*AIM:*
Transcribe every line exactly. Leave the pictures behind.

*INPUT RECORDS:*
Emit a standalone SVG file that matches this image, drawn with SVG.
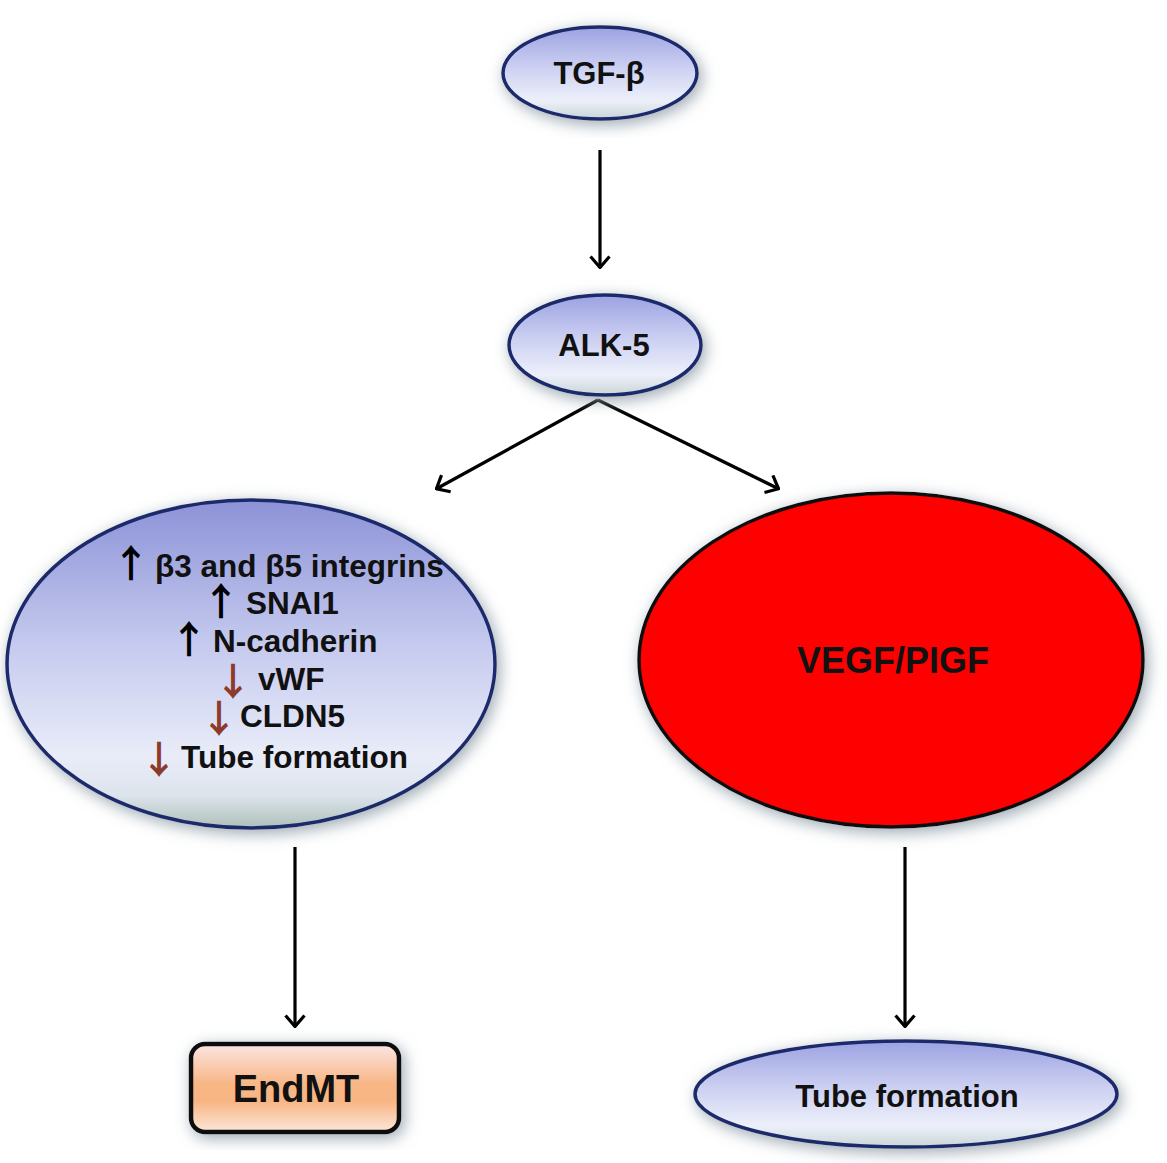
<svg xmlns="http://www.w3.org/2000/svg" width="1167" height="1163" viewBox="0 0 1167 1163">
  <defs>
    <linearGradient id="gBlue" x1="0" y1="0" x2="0" y2="1">
      <stop offset="0" stop-color="#9CA2E2"/>
      <stop offset="0.45" stop-color="#CDD1F2"/>
      <stop offset="0.8" stop-color="#EDF0FA"/>
      <stop offset="1" stop-color="#C9D6D6"/>
    </linearGradient>
    <linearGradient id="gBig" x1="0" y1="0" x2="0" y2="1">
      <stop offset="0" stop-color="#8C92D7"/>
      <stop offset="0.45" stop-color="#C6CBEF"/>
      <stop offset="0.78" stop-color="#E9ECF8"/>
      <stop offset="0.9" stop-color="#DDE4EC"/>
      <stop offset="1" stop-color="#AFC0BA"/>
    </linearGradient>
    <linearGradient id="gOrange" x1="0" y1="0" x2="0" y2="1">
      <stop offset="0" stop-color="#FBE6E4"/>
      <stop offset="0.45" stop-color="#F8B685"/>
      <stop offset="0.65" stop-color="#F8B584"/>
      <stop offset="1" stop-color="#FCE7DA"/>
    </linearGradient>
    <filter id="glow" x="-20%" y="-20%" width="140%" height="140%">
      <feGaussianBlur in="SourceAlpha" stdDeviation="8"/>
      <feOffset dx="3" dy="4" result="b"/>
      <feFlood flood-color="#8A99A4" flood-opacity="0.85"/>
      <feComposite in2="b" operator="in"/>
      <feMerge><feMergeNode/><feMergeNode in="SourceGraphic"/></feMerge>
    </filter>
    <marker id="arr" viewBox="0 0 14 22" refX="13" refY="11" markerWidth="14" markerHeight="22" markerUnits="userSpaceOnUse" orient="auto">
      <path d="M1.5,1.5 L12.5,11 L1.5,20.5" fill="none" stroke="#000" stroke-width="3.2" stroke-linejoin="miter"/>
    </marker>
  </defs>
  <style>
    .lbl { font-family: "Liberation Sans", Arial, sans-serif; font-weight: bold; fill: #111; text-anchor: middle; }
    .item { font-family: "Liberation Sans", Arial, sans-serif; font-weight: bold; fill: #111; font-size: 31.5px; }
    .up { font-family: "Noto Sans CJK SC", sans-serif; font-weight: bold; fill: #000; font-size: 38px; text-anchor: middle; }
    .down { font-family: "Noto Sans CJK SC", sans-serif; font-weight: bold; fill: #8B3A2C; font-size: 38px; text-anchor: middle; }
    .blue { stroke: #1A2A6C; stroke-width: 3.5; }
    .conn { stroke: #000; stroke-width: 3.2; fill: none; marker-end: url(#arr); }
  </style>
  <rect width="1167" height="1163" fill="#FFFFFF"/>

  <g id="connectors">
    <line class="conn" x1="600" y1="150" x2="600" y2="268"/>
    <line class="conn" x1="598" y1="400" x2="436" y2="489"/>
    <line class="conn" x1="598" y1="400" x2="779" y2="489"/>
    <line class="conn" x1="295" y1="847" x2="295" y2="1027"/>
    <line class="conn" x1="905" y1="847" x2="905" y2="1027"/>
  </g>

  <g id="node-tgfb">
    <ellipse cx="600" cy="73" rx="97" ry="46" fill="url(#gBlue)" class="blue" filter="url(#glow)"/>
    <text class="lbl" x="599" y="84" font-size="31">TGF-β</text>
  </g>

  <g id="node-alk5">
    <ellipse cx="605" cy="345" rx="96" ry="50" fill="url(#gBlue)" class="blue" filter="url(#glow)"/>
    <text class="lbl" x="604" y="356" font-size="31">ALK-5</text>
  </g>

  <g id="node-endmt-markers">
    <ellipse cx="251" cy="664" rx="244" ry="164" fill="url(#gBig)" class="blue" filter="url(#glow)"/>
    <text class="up" x="131" y="577">↑</text>
    <text class="item" x="155" y="577">β3 and β5 integrins</text>
    <text class="up" x="221" y="615">↑</text>
    <text class="item" x="246" y="614">SNAI1</text>
    <text class="up" x="189" y="653">↑</text>
    <text class="item" x="213" y="652">N-cadherin</text>
    <text class="down" x="233" y="695">↓</text>
    <text class="item" x="258" y="690">vWF</text>
    <text class="down" x="219" y="732">↓</text>
    <text class="item" x="240" y="727">CLDN5</text>
    <text class="down" x="159" y="773">↓</text>
    <text class="item" x="181" y="768">Tube formation</text>
  </g>

  <g id="node-vegf">
    <ellipse cx="891" cy="660" rx="252" ry="167" fill="#FE0000" stroke="#111" stroke-width="3.5" filter="url(#glow)"/>
    <text class="lbl" x="893" y="673" font-size="36">VEGF/PIGF</text>
  </g>

  <g id="node-endmt">
    <rect x="191" y="1044" width="208" height="88" rx="14" ry="14" fill="url(#gOrange)" stroke="#111" stroke-width="4.5" filter="url(#glow)"/>
    <text class="lbl" x="296" y="1102" font-size="38">EndMT</text>
  </g>

  <g id="node-tube">
    <ellipse cx="906" cy="1094" rx="211" ry="53" fill="url(#gBlue)" class="blue" filter="url(#glow)"/>
    <text class="lbl" x="907" y="1107" font-size="31">Tube formation</text>
  </g>
</svg>
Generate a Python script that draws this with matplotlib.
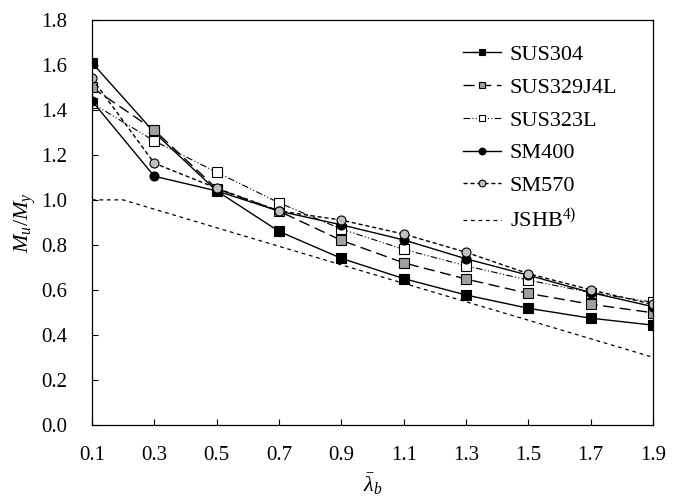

*FINAL RESULT:*
Emit a standalone SVG file that matches this image, drawn with SVG.
<svg xmlns="http://www.w3.org/2000/svg" width="1167" height="1163" viewBox="0 0 1167 1163">
  <defs>
    <linearGradient id="gBlue" x1="0" y1="0" x2="0" y2="1">
      <stop offset="0" stop-color="#9CA2E2"/>
      <stop offset="0.45" stop-color="#CDD1F2"/>
      <stop offset="0.8" stop-color="#EDF0FA"/>
      <stop offset="1" stop-color="#C9D6D6"/>
    </linearGradient>
    <linearGradient id="gBig" x1="0" y1="0" x2="0" y2="1">
      <stop offset="0" stop-color="#8C92D7"/>
      <stop offset="0.45" stop-color="#C6CBEF"/>
      <stop offset="0.78" stop-color="#E9ECF8"/>
      <stop offset="0.9" stop-color="#DDE4EC"/>
      <stop offset="1" stop-color="#AFC0BA"/>
    </linearGradient>
    <linearGradient id="gOrange" x1="0" y1="0" x2="0" y2="1">
      <stop offset="0" stop-color="#FBE6E4"/>
      <stop offset="0.45" stop-color="#F8B685"/>
      <stop offset="0.65" stop-color="#F8B584"/>
      <stop offset="1" stop-color="#FCE7DA"/>
    </linearGradient>
    <filter id="glow" x="-20%" y="-20%" width="140%" height="140%">
      <feGaussianBlur in="SourceAlpha" stdDeviation="8"/>
      <feOffset dx="3" dy="4" result="b"/>
      <feFlood flood-color="#8A99A4" flood-opacity="0.85"/>
      <feComposite in2="b" operator="in"/>
      <feMerge><feMergeNode/><feMergeNode in="SourceGraphic"/></feMerge>
    </filter>
    <marker id="arr" viewBox="0 0 14 22" refX="13" refY="11" markerWidth="14" markerHeight="22" markerUnits="userSpaceOnUse" orient="auto">
      <path d="M1.5,1.5 L12.5,11 L1.5,20.5" fill="none" stroke="#000" stroke-width="3.2" stroke-linejoin="miter"/>
    </marker>
  </defs>
  <style>
    .lbl { font-family: "Liberation Sans", Arial, sans-serif; font-weight: bold; fill: #111; text-anchor: middle; }
    .item { font-family: "Liberation Sans", Arial, sans-serif; font-weight: bold; fill: #111; font-size: 31.5px; }
    .up { font-family: "Noto Sans CJK SC", sans-serif; font-weight: bold; fill: #000; font-size: 38px; text-anchor: middle; }
    .down { font-family: "Noto Sans CJK SC", sans-serif; font-weight: bold; fill: #8B3A2C; font-size: 38px; text-anchor: middle; }
    .blue { stroke: #1A2A6C; stroke-width: 3.5; }
    .conn { stroke: #000; stroke-width: 3.2; fill: none; marker-end: url(#arr); }
  </style>
  <rect width="1167" height="1163" fill="#FFFFFF"/>

  <g id="connectors">
    <line class="conn" x1="600" y1="150" x2="600" y2="268"/>
    <line class="conn" x1="598" y1="400" x2="436" y2="489"/>
    <line class="conn" x1="598" y1="400" x2="779" y2="489"/>
    <line class="conn" x1="295" y1="847" x2="295" y2="1027"/>
    <line class="conn" x1="905" y1="847" x2="905" y2="1027"/>
  </g>

  <g id="node-tgfb">
    <ellipse cx="600" cy="73" rx="97" ry="46" fill="url(#gBlue)" class="blue" filter="url(#glow)"/>
    <text class="lbl" x="599" y="84" font-size="31">TGF-β</text>
  </g>

  <g id="node-alk5">
    <ellipse cx="605" cy="345" rx="96" ry="50" fill="url(#gBlue)" class="blue" filter="url(#glow)"/>
    <text class="lbl" x="604" y="356" font-size="31">ALK-5</text>
  </g>

  <g id="node-endmt-markers">
    <ellipse cx="251" cy="664" rx="244" ry="164" fill="url(#gBig)" class="blue" filter="url(#glow)"/>
    <text class="up" x="131" y="577">↑</text>
    <text class="item" x="155" y="577">β3 and β5 integrins</text>
    <text class="up" x="221" y="615">↑</text>
    <text class="item" x="246" y="614">SNAI1</text>
    <text class="up" x="189" y="653">↑</text>
    <text class="item" x="213" y="652">N-cadherin</text>
    <text class="down" x="233" y="695">↓</text>
    <text class="item" x="258" y="690">vWF</text>
    <text class="down" x="219" y="732">↓</text>
    <text class="item" x="240" y="727">CLDN5</text>
    <text class="down" x="159" y="773">↓</text>
    <text class="item" x="181" y="768">Tube formation</text>
  </g>

  <g id="node-vegf">
    <ellipse cx="891" cy="660" rx="252" ry="167" fill="#FE0000" stroke="#111" stroke-width="3.5" filter="url(#glow)"/>
    <text class="lbl" x="893" y="673" font-size="36">VEGF/PIGF</text>
  </g>

  <g id="node-endmt">
    <rect x="191" y="1044" width="208" height="88" rx="14" ry="14" fill="url(#gOrange)" stroke="#111" stroke-width="4.5" filter="url(#glow)"/>
    <text class="lbl" x="296" y="1102" font-size="38">EndMT</text>
  </g>

  <g id="node-tube">
    <ellipse cx="906" cy="1094" rx="211" ry="53" fill="url(#gBlue)" class="blue" filter="url(#glow)"/>
    <text class="lbl" x="907" y="1107" font-size="31">Tube formation</text>
  </g>
</svg>
Generate a Python script that draws this with matplotlib.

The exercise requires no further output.